The Human-Centric Bridge
I think back to my own failure in 2020 — the yield farming exploit that wiped out my savings. At the time, I felt like my trust had been violated by a smart contract. But the reality was that I had trusted a centralized team behind the project. The code wasn't law; the admin key was.
The same applies here. The UAE is trusting Israel with its air defense. That's a heavy admin key. If Israel's interests diverge — if a future government decides not to fire interceptors for the UAE — the trust is broken.

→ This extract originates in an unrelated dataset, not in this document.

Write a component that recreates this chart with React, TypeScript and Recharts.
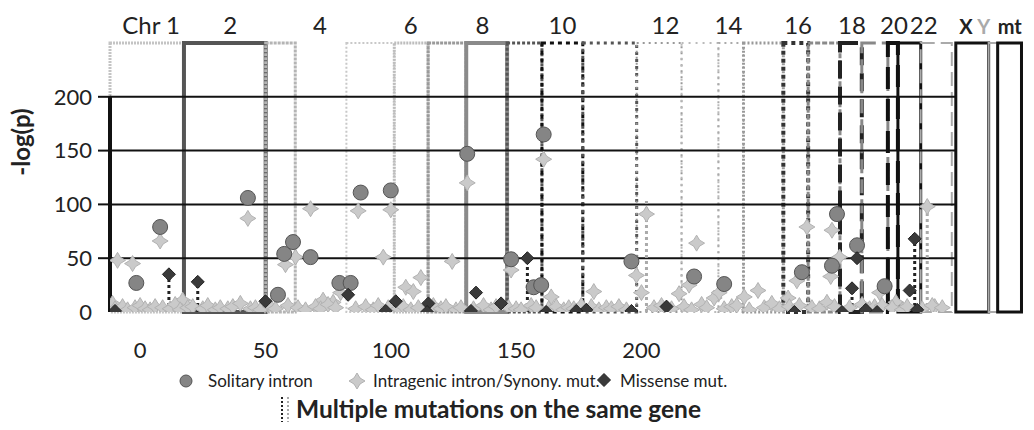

Blockchain's deepest lesson is that trust should be distributed, not concentrated. And while we can't distribute missile batteries across 10 countries (yet), we can build financial systems that don't rely on any single state or bank.
That's what I told the developers in Dubai after I read the news. The Iron Dome is a beautiful, fragile dome. But the future of resilience isn't domes — it's networks.
Takeaway: The Quiet War Before the War
We are in a quiet war for the architecture of trust. The Iron Dome deployment is a signal that the old model — centralize power, then defend it — is still dominant. But the vulnerabilities are more visible than ever. One successful Iranian cyberattack on the Iron Dome's command system, and the entire defense collapses. One black swan event in the Strait of Hormuz, and the global oil market seizes.
The question isn't whether blockchain can replace military alliances. It can't. The question is whether we can build systems resilient enough to survive when those alliances fail. Because they will fail. History shows that no empire, no alliance, no dome lasts forever.
What lasts is the network. The distributed ledger. The protocol that no single actor controls.
We're not there yet. The Iron Dome reminds us that we're still in the centralized age. But every deployment, every tension, every crack in the old order is a call to build the new one.
The truth in blockchain isn't that code is law. It's that distribution is survival.
And as Iran's proxies test that dome, we should all be watching — not just for the smoke, but for the code that might one day replace it.